Spring-Summer 24 Sustainability: Fabrics

Everywhere, Spring-Summer 2024 fabrics are evolving in response to the many expectations triggered by responsible sourcing. Right from the choice of the raw material, origins are explored, and research begins into new-generation fibers with proven environmental performance. From processes adjusted to minimize impact, on through dyeing and finishings, materials are transformed while reducing the negative effects of their production on people and the environment. 

Traceability objective 

A witness to all the efforts undertaken throughout the production chain, traceability reveals the selected provenances and procedures. Cellulosic materials authenticate their involvement in sustainable forest management programs. European linens attest to their excellence by using the European Flax® and Masters of Linen® labels to guarantee their origin and certify their traceability at every stage of the fabric’s production. 

Silks are developed organically, ensuring good practices throughout the production process, from the cultivation of mulberry trees to the harvest. In cottons, qualities derived from regenerative cultivation exceed the standard criteria of organic crops to help safeguard or restore ecosystems.  

Resource diversification 

For a long time, the sustainable fiber offer was focused on organic cottons and recycled polyesters. The renewed popularity of bast fibers is now favoring the use of linen and hemp, both in casual and suiting qualities, with increasingly varied proposals in knits, shirtings and silky blends. Opening the way to new resources, fibers are gaining a foothold in circularity by favoring food industry co-products as raw materials. Fruit deposits and pineapple and banana tree fibers lend strength and a natural quality to casual knits and fabrics. Another opportunity is to create synthetic bio-sourced textiles from corn, sugar cane, castor or beet biomass. Polymerization based on renewable materials can generate high-performance polyester, polyamide and elastane, thus breaking free from petrochemical resources. 

Exemplary finishings 

A more frugal approach means turning to naturally colored cotton varieties, or using the original hues of the plant fibers to develop refined color-woven fancies or chinés. Recycling also offers solutions to problems posed by dyeing, by transforming scrapped textiles into micro-powder dyes, or by using recycled fibers already dyed during their first life, without re-dyeing them. The most innovative processes exploit high-performance black pigments developed from wood residues from sustainably managed resources. Pigment bio-manufacturing is developing thanks to dyeing technologies generated by the fermentation of agricultural waste. Finishing processes are turning to plant co-products to develop windproof or waterproof membranes, and synthetic polymers with improved biodegradability. 
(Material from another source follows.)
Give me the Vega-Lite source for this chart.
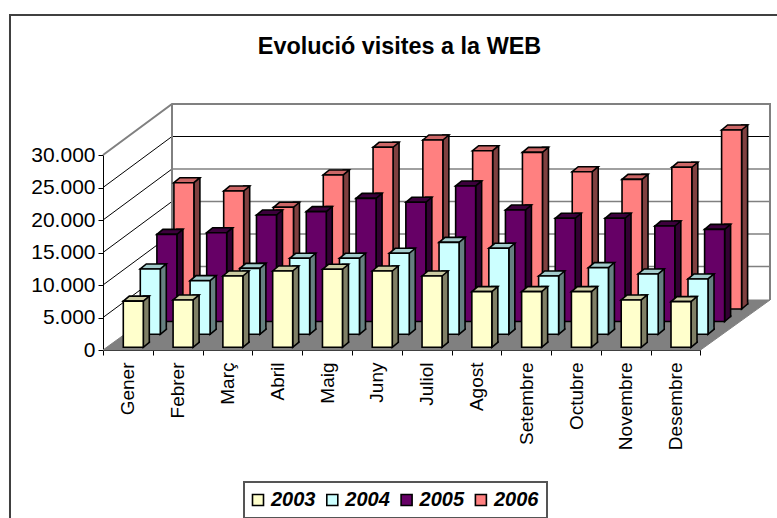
{"$schema":"https://vega.github.io/schema/vega-lite/v6.json","width":777,"height":518,"padding":0,"autosize":"none","background":"white","view":{"stroke":null},
"config":{"font":"Liberation Sans","legend":{"strokeWidth":2}},
"title":{"text":"Evolució visites a la WEB","anchor":"middle","frame":"group","offset":-59,"dx":11,"font":"Liberation Sans","fontSize":23.4,"fontWeight":"bold","color":"black"},
"data":{"values":[
{"month":"Gener","series":"2003","value":7100},{"month":"Febrer","series":"2003","value":7280},{"month":"Març","series":"2003","value":10970},{"month":"Abril","series":"2003","value":11740},{"month":"Maig","series":"2003","value":12000},{"month":"Juny","series":"2003","value":11740},{"month":"Juliol","series":"2003","value":10970},{"month":"Agost","series":"2003","value":8560},{"month":"Setembre","series":"2003","value":8560},{"month":"Octubre","series":"2003","value":8560},{"month":"Novembre","series":"2003","value":7280},{"month":"Desembre","series":"2003","value":7020},
{"month":"Gener","series":"2004","value":10050},{"month":"Febrer","series":"2004","value":8250},{"month":"Març","series":"2004","value":10150},{"month":"Abril","series":"2004","value":11690},{"month":"Maig","series":"2004","value":11690},{"month":"Juny","series":"2004","value":12460},{"month":"Juliol","series":"2004","value":14150},{"month":"Agost","series":"2004","value":13230},{"month":"Setembre","series":"2004","value":8970},{"month":"Octubre","series":"2004","value":10250},{"month":"Novembre","series":"2004","value":9280},{"month":"Desembre","series":"2004","value":8510},
{"month":"Gener","series":"2005","value":13410},{"month":"Febrer","series":"2005","value":13660},{"month":"Març","series":"2005","value":16380},{"month":"Abril","series":"2005","value":16900},{"month":"Maig","series":"2005","value":18950},{"month":"Juny","series":"2005","value":18340},{"month":"Juliol","series":"2005","value":20850},{"month":"Agost","series":"2005","value":17150},{"month":"Setembre","series":"2005","value":15880},{"month":"Octubre","series":"2005","value":15880},{"month":"Novembre","series":"2005","value":14690},{"month":"Desembre","series":"2005","value":14180},
{"month":"Gener","series":"2006","value":19430},{"month":"Febrer","series":"2006","value":18150},{"month":"Març","series":"2006","value":15650},{"month":"Abril","series":"2006","value":20620},{"month":"Maig","series":"2006","value":24880},{"month":"Juny","series":"2006","value":26000},{"month":"Juliol","series":"2006","value":24350},{"month":"Agost","series":"2006","value":24100},{"month":"Setembre","series":"2006","value":21120},{"month":"Octubre","series":"2006","value":19950},{"month":"Novembre","series":"2006","value":21800},{"month":"Desembre","series":"2006","value":27540}
]},
"encoding":{
"x":{"field":"month","type":"nominal","title":null,"scale":{"type":"band","domain":["Gener","Febrer","Març","Abril","Maig","Juny","Juliol","Agost","Setembre","Octubre","Novembre","Desembre"],"range":[103,700.5],"paddingInner":0,"paddingOuter":0},"axis":{"offset":-168,"labelAngle":270,"labelFontSize":19,"labelColor":"black","labelFont":"Liberation Sans","labelPadding":7,"tickBand":"extent","tickColor":"black","tickSize":5,"domainColor":"black","labelOverlap":false,"labelBound":false,"labelFlush":false}},
"y":{"field":"value","type":"quantitative","title":null,"scale":{"domain":[0,30000],"range":[350,155],"nice":false},"axis":{"offset":-103,"values":[0,5000,10000,15000,20000,25000,30000],"labelExpr":"replace(format(datum.value,','),',','.')","labelFontSize":21,"labelColor":"black","labelFont":"Liberation Sans","labelPadding":3,"tickColor":"black","tickSize":5,"domainColor":"black","grid":false,"labelOverlap":false}}
},
"layer":[
{"data":{"values":[{"value":30000}]},"mark":{"type":"point","filled":false,"opacity":1,"size":4,"stroke":"#404040","strokeWidth":2,"shape":"M-117.9,370 L-117.9,-140 L655,-140"},"encoding":{"x":{"datum":"Gener","type":"nominal"}}},
{"data":{"values":[{"value":0}]},"mark":{"type":"point","filled":true,"opacity":1,"size":4,"fill":"#808080","stroke":"#808080","strokeWidth":1,"shape":"M-24.9,0 L44.1,-50 L642.1,-50 L572.6,0 Z"},"encoding":{"x":{"datum":"Gener","type":"nominal"}}},
{"data":{"values":[{"value":5000},{"value":10000},{"value":15000},{"value":20000}]},"mark":{"type":"point","filled":false,"opacity":1,"size":4,"stroke":"#808080","strokeWidth":1.6,"shape":"M44.1,-51 L642.1,-51"},"encoding":{"x":{"datum":"Gener","type":"nominal"}}},
{"data":{"values":[{"value":25000}]},"mark":{"type":"point","filled":false,"opacity":1,"size":4,"stroke":"black","strokeWidth":1,"shape":"M44.1,-51 L642.1,-51"},"encoding":{"x":{"datum":"Gener","type":"nominal"}}},
{"data":{"values":[{"value":5000},{"value":10000},{"value":15000},{"value":20000},{"value":25000}]},"mark":{"type":"point","filled":false,"opacity":1,"size":4,"stroke":"black","strokeWidth":1,"shape":"M-24.9,0 L44.1,-51"},"encoding":{"x":{"datum":"Gener","type":"nominal"}}},
{"data":{"values":[{"value":30000}]},"mark":{"type":"point","filled":false,"opacity":1,"size":4,"stroke":"#808080","strokeWidth":2,"shape":"M-24.9,0 L44.1,-51 L642.1,-51 L642.1,145 M44.1,-51 L44.1,145"},"encoding":{"x":{"datum":"Gener","type":"nominal"}}},
{"transform":[{"filter":"datum.series=='2006'"}],"layer":[
{"mark":{"type":"bar","width":6,"xOffset":69,"yOffset":-46,"y2Offset":-46,"fill":"#804040","stroke":"black","strokeWidth":1.6}},
{"mark":{"type":"point","filled":true,"opacity":1,"size":4,"fill":"#804040","stroke":"black","strokeWidth":1.6,"xOffset":66,"yOffset":-41,"shape":"M0,-6.5 L0,0 L6,-5 L6,-6.5"},"encoding":{"y":{"datum":0}}},
{"mark":{"type":"point","filled":true,"opacity":1,"size":4,"fill":"#CC6666","stroke":"black","strokeWidth":1.6,"xOffset":46,"yOffset":-41,"shape":"M0,0 L6,-5 L26,-5 L20,0 Z"}},
{"mark":{"type":"bar","width":20,"xOffset":56,"yOffset":-41,"y2Offset":-41,"stroke":"black","strokeWidth":1.6},"encoding":{"fill":{"field":"series","type":"nominal"}}}
]},
{"transform":[{"filter":"datum.series=='2005'"}],"layer":[
{"mark":{"type":"bar","width":6,"xOffset":52,"yOffset":-33.5,"y2Offset":-33.5,"fill":"#330033","stroke":"black","strokeWidth":1.6}},
{"mark":{"type":"point","filled":true,"opacity":1,"size":4,"fill":"#330033","stroke":"black","strokeWidth":1.6,"xOffset":49,"yOffset":-28.5,"shape":"M0,-6.5 L0,0 L6,-5 L6,-6.5"},"encoding":{"y":{"datum":0}}},
{"mark":{"type":"point","filled":true,"opacity":1,"size":4,"fill":"#3D003D","stroke":"black","strokeWidth":1.6,"xOffset":29,"yOffset":-28.5,"shape":"M0,0 L6,-5 L26,-5 L20,0 Z"}},
{"mark":{"type":"bar","width":20,"xOffset":39,"yOffset":-28.5,"y2Offset":-28.5,"stroke":"black","strokeWidth":1.6},"encoding":{"fill":{"field":"series","type":"nominal"}}}
]},
{"transform":[{"filter":"datum.series=='2004'"}],"layer":[
{"mark":{"type":"bar","width":6,"xOffset":35.4,"yOffset":-20.7,"y2Offset":-20.7,"fill":"#668080","stroke":"black","strokeWidth":1.6}},
{"mark":{"type":"point","filled":true,"opacity":1,"size":4,"fill":"#668080","stroke":"black","strokeWidth":1.6,"xOffset":32.4,"yOffset":-15.7,"shape":"M0,-6.5 L0,0 L6,-5 L6,-6.5"},"encoding":{"y":{"datum":0}}},
{"mark":{"type":"point","filled":true,"opacity":1,"size":4,"fill":"#A3CCCC","stroke":"black","strokeWidth":1.6,"xOffset":12.4,"yOffset":-15.7,"shape":"M0,0 L6,-5 L26,-5 L20,0 Z"}},
{"mark":{"type":"bar","width":20,"xOffset":22.4,"yOffset":-15.7,"y2Offset":-15.7,"stroke":"black","strokeWidth":1.6},"encoding":{"fill":{"field":"series","type":"nominal"}}}
]},
{"transform":[{"filter":"datum.series=='2003'"}],"layer":[
{"mark":{"type":"bar","width":6,"xOffset":18.4,"yOffset":-7.7,"y2Offset":-7.7,"fill":"#808066","stroke":"black","strokeWidth":1.6}},
{"mark":{"type":"point","filled":true,"opacity":1,"size":4,"fill":"#808066","stroke":"black","strokeWidth":1.6,"xOffset":15.4,"yOffset":-2.7,"shape":"M0,-6.5 L0,0 L6,-5 L6,-6.5"},"encoding":{"y":{"datum":0}}},
{"mark":{"type":"point","filled":true,"opacity":1,"size":4,"fill":"#CCCCA3","stroke":"black","strokeWidth":1.6,"xOffset":-4.6,"yOffset":-2.7,"shape":"M0,0 L6,-5 L26,-5 L20,0 Z"}},
{"mark":{"type":"bar","width":20,"xOffset":5.4,"yOffset":-2.7,"y2Offset":-2.7,"stroke":"black","strokeWidth":1.6},"encoding":{"fill":{"field":"series","type":"nominal","title":null,"scale":{"domain":["2003","2004","2005","2006"],"range":["#FFFFCC","#CCFFFF","#660066","#FF8080"]},"legend":{"orient":"none","legendX":244,"legendY":482,"direction":"horizontal","columns":4,"symbolType":"square","symbolSize":121,"symbolOffset":-4,"symbolStrokeColor":"black","symbolStrokeWidth":1.6,"labelFont":"Liberation Sans","labelFontSize":20,"labelFontStyle":"italic","labelFontWeight":"bold","labelColor":"black","labelOffset":3,"columnPadding":7.3,"padding":8,"strokeColor":"#555555","fillColor":"white"}}}}
]}
]}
Technology and circularity 

Resource conservation is a challenge that calls for the use of so-called secondary raw materials, those which have already had a first life. For example, textile offcuts and agricultural waste provide a wealth of resources to produce new fibers. Artificial fibers and materials take advantage of recyclable resources. Thanks to new technologies, cellulose can be extracted from hemp oil residues, citrus fruit production, or unused textiles.  

Technical fabrics for summer also ensure circularity in several ways. The first option is to transform waste collected during ocean clean-up into recycled polyesters or polyamides. Another alternative is to ensure optimized biodegradability, by turning to new generations of synthetics that have been designed to release a minimum amount of plastic microfibers into the environment.